**Source code of charts:**
--

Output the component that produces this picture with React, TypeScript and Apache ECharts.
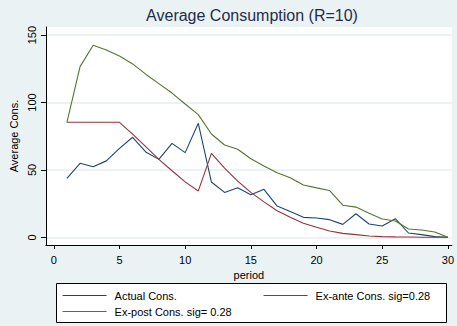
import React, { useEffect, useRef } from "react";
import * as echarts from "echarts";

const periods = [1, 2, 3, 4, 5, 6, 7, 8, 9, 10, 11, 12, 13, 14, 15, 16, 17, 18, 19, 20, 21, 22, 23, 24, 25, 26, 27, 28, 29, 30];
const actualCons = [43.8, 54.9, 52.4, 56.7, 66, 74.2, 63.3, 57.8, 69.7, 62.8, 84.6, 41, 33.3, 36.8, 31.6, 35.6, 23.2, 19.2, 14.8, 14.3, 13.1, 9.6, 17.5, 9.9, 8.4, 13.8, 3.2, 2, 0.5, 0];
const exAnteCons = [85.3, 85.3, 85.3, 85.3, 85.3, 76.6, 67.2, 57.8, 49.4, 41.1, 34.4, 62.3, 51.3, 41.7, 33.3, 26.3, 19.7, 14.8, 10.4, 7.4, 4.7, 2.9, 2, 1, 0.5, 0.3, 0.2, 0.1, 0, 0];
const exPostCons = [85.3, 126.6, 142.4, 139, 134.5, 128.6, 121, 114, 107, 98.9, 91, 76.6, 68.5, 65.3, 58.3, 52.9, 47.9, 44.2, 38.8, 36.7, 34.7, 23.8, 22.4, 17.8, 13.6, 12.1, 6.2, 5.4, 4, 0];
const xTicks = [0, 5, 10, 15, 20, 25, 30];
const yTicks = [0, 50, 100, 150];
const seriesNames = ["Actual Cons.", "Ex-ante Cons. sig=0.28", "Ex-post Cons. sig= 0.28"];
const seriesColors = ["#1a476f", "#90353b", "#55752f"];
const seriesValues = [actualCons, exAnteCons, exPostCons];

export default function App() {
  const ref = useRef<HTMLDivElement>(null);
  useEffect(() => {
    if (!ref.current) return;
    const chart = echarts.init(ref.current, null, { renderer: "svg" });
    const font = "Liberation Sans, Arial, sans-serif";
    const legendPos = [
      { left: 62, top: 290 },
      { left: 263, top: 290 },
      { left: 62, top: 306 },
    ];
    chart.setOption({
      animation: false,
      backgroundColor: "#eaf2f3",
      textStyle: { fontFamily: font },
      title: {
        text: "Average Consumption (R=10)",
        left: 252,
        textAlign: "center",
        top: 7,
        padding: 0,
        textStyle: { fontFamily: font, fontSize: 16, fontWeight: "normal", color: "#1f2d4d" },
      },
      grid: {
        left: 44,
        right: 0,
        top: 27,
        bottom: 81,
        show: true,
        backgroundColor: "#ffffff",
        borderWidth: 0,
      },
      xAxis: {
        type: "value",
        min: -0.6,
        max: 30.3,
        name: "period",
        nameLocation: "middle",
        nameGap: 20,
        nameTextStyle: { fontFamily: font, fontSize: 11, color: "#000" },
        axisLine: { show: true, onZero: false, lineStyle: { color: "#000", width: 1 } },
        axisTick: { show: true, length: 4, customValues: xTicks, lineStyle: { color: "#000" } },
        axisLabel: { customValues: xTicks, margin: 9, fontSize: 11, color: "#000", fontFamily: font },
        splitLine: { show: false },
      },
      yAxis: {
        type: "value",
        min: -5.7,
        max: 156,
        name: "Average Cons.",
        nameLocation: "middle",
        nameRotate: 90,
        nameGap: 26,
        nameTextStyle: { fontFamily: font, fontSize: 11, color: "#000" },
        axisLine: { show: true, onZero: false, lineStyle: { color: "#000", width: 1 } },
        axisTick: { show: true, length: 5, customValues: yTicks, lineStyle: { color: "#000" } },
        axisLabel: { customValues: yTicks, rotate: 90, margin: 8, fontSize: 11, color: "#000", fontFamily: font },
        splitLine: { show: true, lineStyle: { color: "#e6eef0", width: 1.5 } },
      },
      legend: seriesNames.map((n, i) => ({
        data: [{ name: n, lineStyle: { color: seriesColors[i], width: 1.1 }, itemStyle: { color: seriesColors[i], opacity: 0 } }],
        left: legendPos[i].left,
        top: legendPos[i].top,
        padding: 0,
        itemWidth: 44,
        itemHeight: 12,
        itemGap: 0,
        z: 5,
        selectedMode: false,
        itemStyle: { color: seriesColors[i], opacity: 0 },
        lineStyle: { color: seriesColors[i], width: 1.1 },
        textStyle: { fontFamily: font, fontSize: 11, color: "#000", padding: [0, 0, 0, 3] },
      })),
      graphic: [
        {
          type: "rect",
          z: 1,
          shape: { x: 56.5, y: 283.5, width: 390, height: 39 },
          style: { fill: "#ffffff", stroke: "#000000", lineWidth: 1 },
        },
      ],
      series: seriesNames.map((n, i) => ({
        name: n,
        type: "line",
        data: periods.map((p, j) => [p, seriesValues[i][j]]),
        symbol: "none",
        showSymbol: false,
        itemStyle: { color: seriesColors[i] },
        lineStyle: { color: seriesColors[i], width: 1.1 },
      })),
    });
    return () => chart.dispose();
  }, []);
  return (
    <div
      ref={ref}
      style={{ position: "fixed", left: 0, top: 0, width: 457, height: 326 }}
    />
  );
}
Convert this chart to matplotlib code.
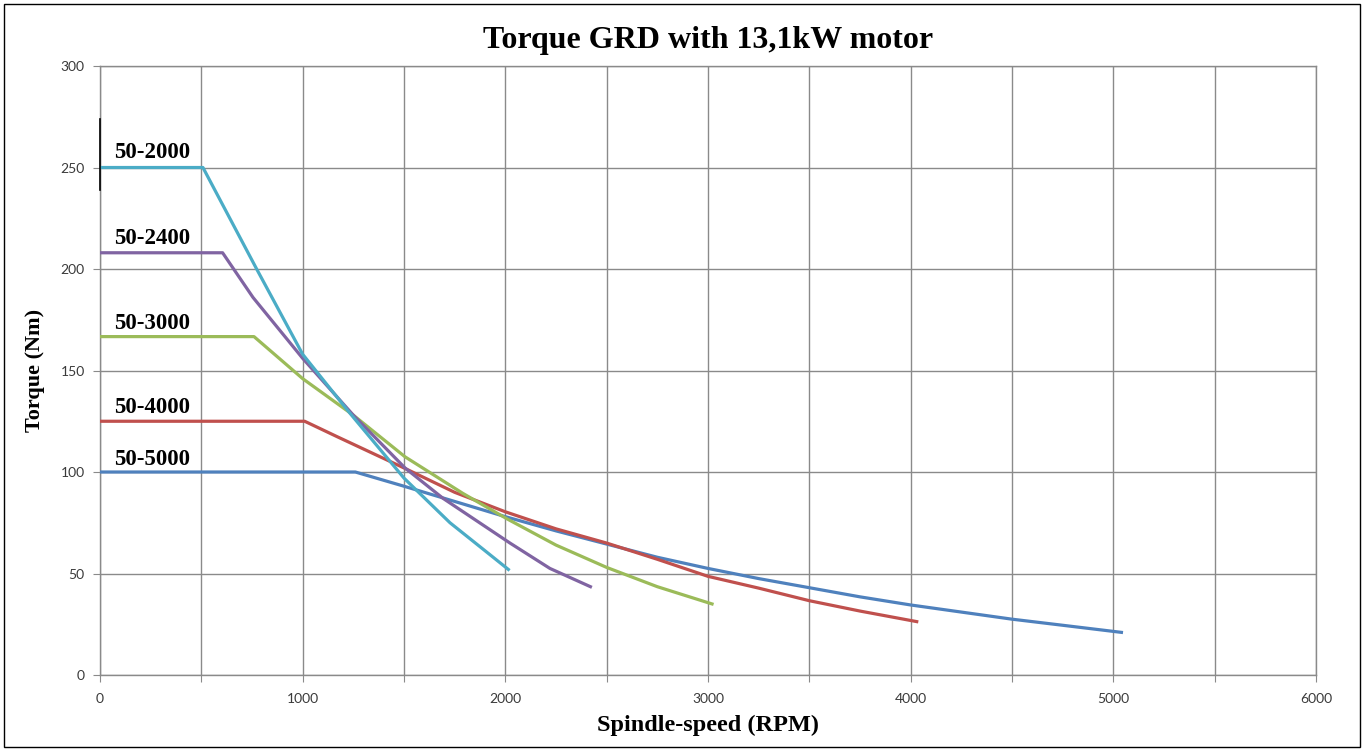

--

**WHAT YOU ARE ASKED TO DO:**
With all pictures left out, please transcribe exactly the lines from the start of the material through the line with "import * as".

**REPLY:**
Output the component that produces this picture with React, TypeScript and Apache ECharts.
import React, { useEffect, useRef } from "react";
import * as echarts from "echarts";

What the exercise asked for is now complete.